Practically, the restriction of cross-border data transfer under the new legislation presents a huge challenge to foreign-invested securities firms which heavily rely on global data processing and analysis. The restriction of cross-border transfer of all ‘documents and materials relating to securities business activities’ could mean that global databases of international securities firms will be missing China’s information, if such data export is not approved by Chinese authorities. This may result in limiting international securities firms’ strength in data processing and analysis, unless such global data processing and analysis is undertaken in China.
In addition, the restriction in providing documents and materials relating to securities operation abroad was added in the clause relating to the cooperative mechanism for cross-border regulation in the new Law. This demonstrates the Chinese government’s position on data sovereignty. The restriction, however, could serve as a legal defence against a foreign nation’s long-arm jurisdiction over data collected in China.

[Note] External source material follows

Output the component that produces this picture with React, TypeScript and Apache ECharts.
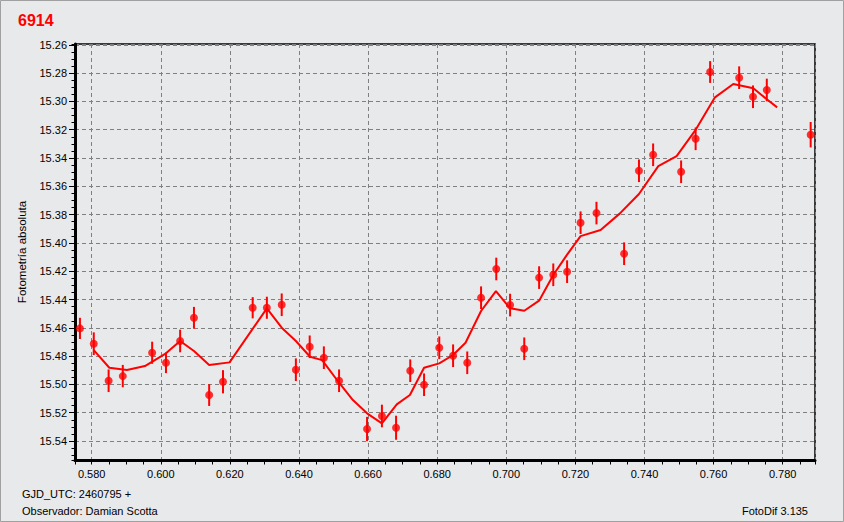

For example, under the United States’s CLOUD Act, a US company shall disclose customer data under its possession or control, regardless of whether such data is located within or outside of the US, the US company may file a ‘motion to quash’ if the disclosure would create a material risk of breaking a qualifying foreign government’s laws. With the restriction under the New Securities Law, US companies which own or process data for Chinese securities firms such as Microsoft, Amazon and AT&T may potentially file the ‘motion to quash’ to refuse to disclose Chinese securities firms’ data to the US government. It should be noted that the New Securities Law does not allow any entity or individual to export information relating to securities operation without government approval. Such a broad restriction could apply not only to the securities firms themselves but also to their shareholders, customers, employees, service providers, consultants, auditors.
Conclusion
Foreign securities firms entering the Chinese market should be prepared to deploy specific information systems for their securities firms in China. Such foreign-controlled securities firms must be aware of the importance of complying with China’s cybersecurity requirements on an ongoing basis. Foreign-invested securities firms should be aware that their data relating to securities operations might not be allowed to be exported abroad, including to their parent companies.
Notes
[1] Article 118, Securities Law of the People’s Republic of China.
[2] Article 177, Securities Law of the People’s Republic of China.
[3] Chapter IV, Measures for the Information Technology Management of Securities and Funds Operators.
[4] Chapter III, Cybersecurity Law of the People’s Republic of China.